Start of Listing

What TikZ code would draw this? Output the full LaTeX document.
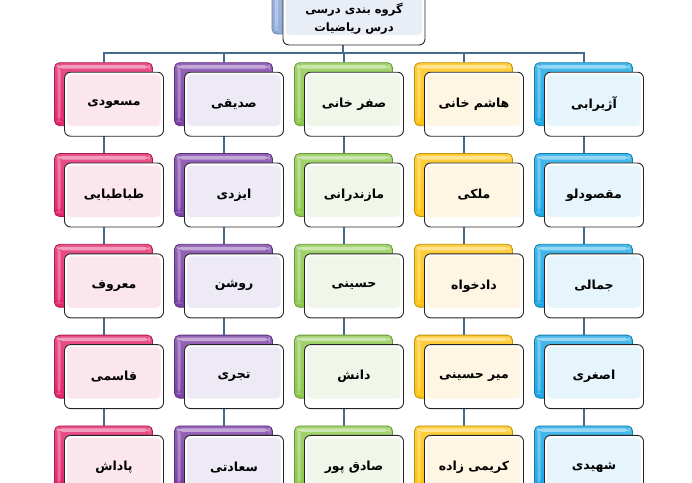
\documentclass[tikz,border=0pt]{standalone}
\usepackage{fontspec}
\newfontfamily\arabicfont[Script=Arabic]{DejaVu Sans}
\TeXXeTstate=1
\definecolor{cyanc}{HTML}{1AA7E6}
\definecolor{yellowc}{HTML}{FFC20E}
\definecolor{greenc}{HTML}{8CC84B}
\definecolor{purplec}{HTML}{7B3FA6}
\definecolor{pinkc}{HTML}{E3256B}
\definecolor{bluec}{HTML}{8EAAD8}
\definecolor{cyant}{HTML}{E6F4FC}
\definecolor{yellowt}{HTML}{FEF6E2}
\definecolor{greent}{HTML}{F0F6E9}
\definecolor{purplet}{HTML}{EEEAF5}
\definecolor{pinkt}{HTML}{FCE6EE}
\definecolor{bluet}{HTML}{E9EEF6}
\definecolor{linec}{HTML}{466A8C}
\pgfdeclarelayer{background}
\pgfsetlayers{background,main}
\tikzset{
  bk/.style={rectangle, rounded corners=5pt, minimum width=98pt, minimum height=63pt,
    inner sep=0pt, draw=#1c!75!black, line width=0.8pt,
    top color=#1c!80!white, bottom color=#1c,
    path picture={\fill[white,opacity=0.45] ([xshift=3pt,yshift=-2.5pt]path picture bounding box.north west) rectangle ([xshift=-3pt,yshift=-6pt]path picture bounding box.north east);
      \fill[white,opacity=0.3] ([xshift=3pt,yshift=-3pt]path picture bounding box.north west) rectangle ([xshift=6pt,yshift=4pt]path picture bounding box.south west);}},
  fr/.style={rectangle, rounded corners=6pt, minimum width=99pt, minimum height=64pt,
    inner sep=0pt, draw=black!85, line width=0.9pt, fill=white,
    path picture={\fill[#1t, rounded corners=4pt] ([xshift=2.5pt,yshift=-2.5pt]path picture bounding box.north west) rectangle ([xshift=-3pt,yshift=10pt]path picture bounding box.south east);},
    font=\arabicfont\bfseries\fontsize{12.5}{15}\selectfont},
  conn/.style={draw=linec, line width=2pt}
}
\newcommand\cellpair[4]{%
  \node[bk=#3] (b#1#2) at ({103.5+120*#1},{94.2+90.8*#2}) {};
  \node[fr=#3] (f#1#2) at ([xshift=10.5pt,yshift=-10pt]b#1#2.center) {#4};
}
\begin{document}
\begin{tikzpicture}[x=1pt,y=-1pt]
\useasboundingbox (0,0) rectangle (692,482);
% top node
\node[bk=blue, minimum width=142pt, minimum height=64pt] (topb) at (343,2) {};
\node[fr=blue, minimum width=142pt, minimum height=64pt] (topf) at (354,13) {};
\node[align=center, inner sep=0pt, font=\arabicfont\bfseries\fontsize{11.5}{18}\selectfont] (topt) at (354,18.5) {\beginR گروه بندی درسی\endR\\\beginR درس ریاضیات\endR};
% pink column
\cellpair{0}{0}{pink}{\beginR مسعودی\endR}
\cellpair{0}{1}{pink}{\beginR طباطبایی\endR}
\cellpair{0}{2}{pink}{\beginR معروف\endR}
\cellpair{0}{3}{pink}{\beginR قاسمی\endR}
\cellpair{0}{4}{pink}{\beginR پاداش\endR}
% purple column
\cellpair{1}{0}{purple}{\beginR صدیقی\endR}
\cellpair{1}{1}{purple}{\beginR ایزدی\endR}
\cellpair{1}{2}{purple}{\beginR روشن\endR}
\cellpair{1}{3}{purple}{\beginR تجری\endR}
\cellpair{1}{4}{purple}{\beginR سعادتی\endR}
% green column
\cellpair{2}{0}{green}{\beginR صفر خانی\endR}
\cellpair{2}{1}{green}{\beginR مازندرانی\endR}
\cellpair{2}{2}{green}{\beginR حسینی\endR}
\cellpair{2}{3}{green}{\beginR دانش\endR}
\cellpair{2}{4}{green}{\beginR صادق پور\endR}
% yellow column
\cellpair{3}{0}{yellow}{\beginR هاشم خانی\endR}
\cellpair{3}{1}{yellow}{\beginR ملکی\endR}
\cellpair{3}{2}{yellow}{\beginR دادخواه\endR}
\cellpair{3}{3}{yellow}{\beginR میر حسینی\endR}
\cellpair{3}{4}{yellow}{\beginR کریمی زاده\endR}
% cyan column
\cellpair{4}{0}{cyan}{\beginR آژیرابی\endR}
\cellpair{4}{1}{cyan}{\beginR مقصودلو\endR}
\cellpair{4}{2}{cyan}{\beginR جمالی\endR}
\cellpair{4}{3}{cyan}{\beginR اصغری\endR}
\cellpair{4}{4}{cyan}{\beginR شهیدی\endR}
\coordinate (bus) at (343,53);
\begin{pgfonlayer}{background}
  \draw[conn] (topb.south) -- (bus);
  \draw[conn] (b00.north) -- (b00.north |- bus) -- (b40.north |- bus) -- (b40.north);
  \foreach \k in {1,2,3} {\draw[conn] (b\k0.north |- bus) -- (b\k0.north);}
  \foreach \k in {0,...,4} {
    \foreach \r/\s in {0/1,1/2,2/3,3/4} {\draw[conn] (b\k\r.south) -- (b\k\s.north);}
  }
\end{pgfonlayer}
\end{tikzpicture}
\end{document}
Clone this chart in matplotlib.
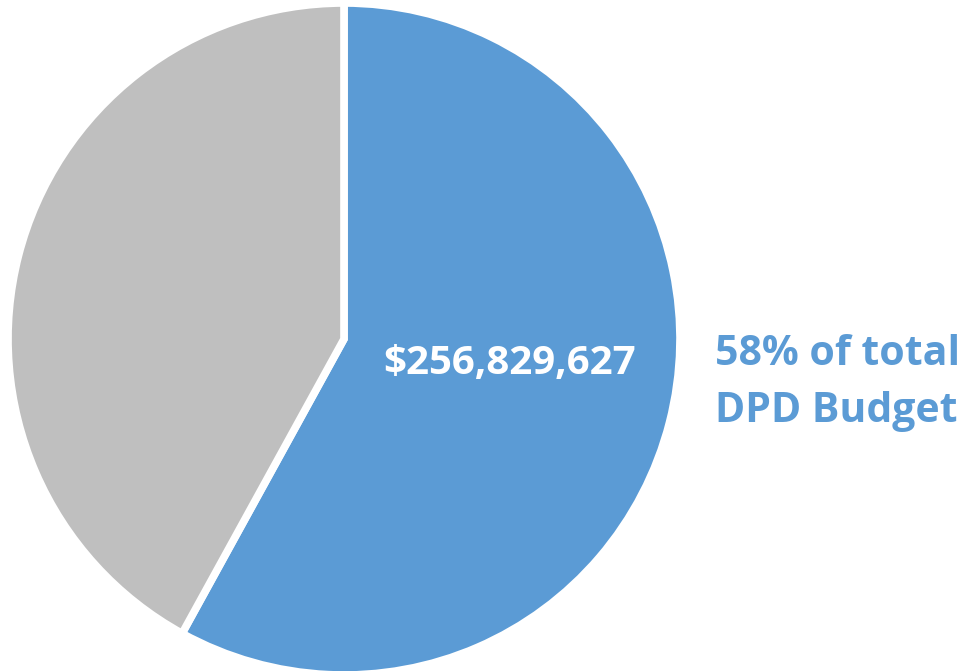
import matplotlib.pyplot as plt

# Data
labels = ['DPD share', 'Rest of budget']
shares = [58, 42]
colors = ['#5B9BD5', '#BFBFBF']
amount_label = '$256,829,627'
note_lines = ['58% of total', 'DPD Budget']

plt.rcParams['font.family'] = ['Open Sans', 'DejaVu Sans']

fig = plt.figure(figsize=(9.63, 6.71), dpi=100, facecolor='w')
ax = fig.add_axes([0, 0, 1, 1])

# pie in pixel-like coords (y up)
ax.pie(shares, colors=colors, startangle=90, counterclock=False,
       center=(344, 332), radius=336,
       wedgeprops=dict(edgecolor='white', linewidth=5.5))
ax.set_xlim(0, 963)
ax.set_ylim(0, 671)
ax.set_aspect('equal')
ax.axis('off')

ax.text(510, 297, amount_label, color='white', fontsize=29, fontweight='bold',
        ha='center', va='baseline')

ax.text(715, 306, note_lines[0], color='#5B9BD5', fontsize=29.5, fontweight='bold',
        ha='left', va='baseline')
ax.text(715, 249, note_lines[1], color='#5B9BD5', fontsize=29.5, fontweight='bold',
        ha='left', va='baseline')

fig.savefig('out.png', dpi=100, facecolor='w')
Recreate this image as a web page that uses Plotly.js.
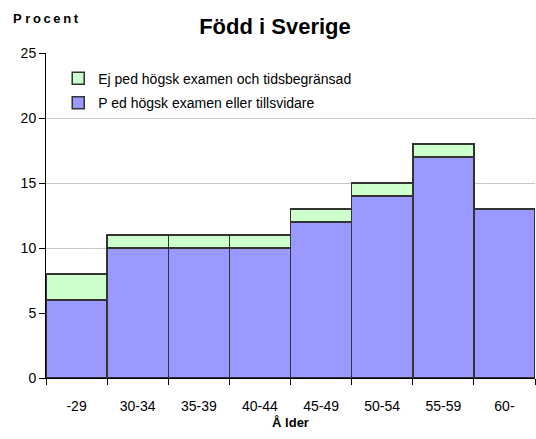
<!DOCTYPE html>
<html><head><meta charset="utf-8">
<script src="https://cdn.plot.ly/plotly-3.0.1.min.js"></script>
<style>html,body{margin:0;padding:0;background:#fff}</style>
</head><body>
<div id="chart" style="width:536px;height:439px"></div>
<script>
const categories = ["-29","30-34","35-39","40-44","45-49","50-54","55-59","60-"];
const pedValues = [6,10,10,10,12,14,17,13];
const ejPedValues = [2,1,1,1,1,1,1,0];
const seriesNames = ["P ed högsk examen eller tillsvidare","Ej ped högsk examen och tidsbegränsad"];

const traces = [
  {type:"bar", x:categories, y:pedValues, name:seriesNames[0], legend:"legend2",
   marker:{color:"#9999FF", line:{color:"#333333", width:1.5}}},
  {type:"bar", x:categories, y:ejPedValues, name:seriesNames[1], legend:"legend",
   marker:{color:"#CCFFCC", line:{color:"#333333", width:1.5}}}
];
const legendBase = {xanchor:"left", yanchor:"top", bgcolor:"rgba(0,0,0,0)",
          font:{size:14}, itemwidth:30};
const layout = {
  width:536, height:439,
  margin:{l:46, r:1, t:53, b:61},
  barmode:"stack", bargap:0,
  paper_bgcolor:"#fff", plot_bgcolor:"#fff",
  font:{family:"Liberation Sans, Arial, sans-serif", size:14, color:"#000"},
  title:{text:"<b>Född i Sverige</b>", font:{size:22}, x:0.513, xanchor:"center", y:0.94, yanchor:"middle"},
  showlegend:true,
  legend:Object.assign({x:0.025, y:0.97}, legendBase),
  legend2:Object.assign({x:0.025, y:0.895}, legendBase),
  xaxis:{type:"category", tickson:"boundaries", ticks:"outside", ticklen:6, tickcolor:"#000",
         showline:true, linecolor:"#000", linewidth:1, showgrid:false, ticklabelstandoff:15,
         tickfont:{size:14}, title:{text:"<b>Å lder</b>", font:{size:13}, standoff:5}},
  yaxis:{range:[0,25], dtick:5, ticks:"outside", ticklen:6, tickcolor:"#000",
         showline:true, linecolor:"#000", linewidth:1, showgrid:true, gridcolor:"#c8c8c8",
         zeroline:false, tickfont:{size:14}},
  annotations:[{text:"<b>P\u00A0r\u2009o\u2009c\u2009e\u2009n\u2009t</b>", xref:"paper", yref:"paper", x:-0.072, y:1.105,
                xanchor:"left", yanchor:"middle", showarrow:false, font:{size:13}}]
};
Plotly.newPlot("chart", traces, layout, {displayModeBar:false, staticPlot:true});
</script>
</body></html>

End of Listing

> **What is expected**
Take the stretch from the line containing "Clone this chart in matplotlib." through the line containing "ax = fig.add_axes([0, 0, 1, 1])" and reproduce it exactly, both ends included. Omit the pictures.

> **Completed exercise**
Clone this chart in matplotlib.
import matplotlib.pyplot as plt

# Data
labels = ['DPD share', 'Rest of budget']
shares = [58, 42]
colors = ['#5B9BD5', '#BFBFBF']
amount_label = '$256,829,627'
note_lines = ['58% of total', 'DPD Budget']

plt.rcParams['font.family'] = ['Open Sans', 'DejaVu Sans']

fig = plt.figure(figsize=(9.63, 6.71), dpi=100, facecolor='w')
ax = fig.add_axes([0, 0, 1, 1])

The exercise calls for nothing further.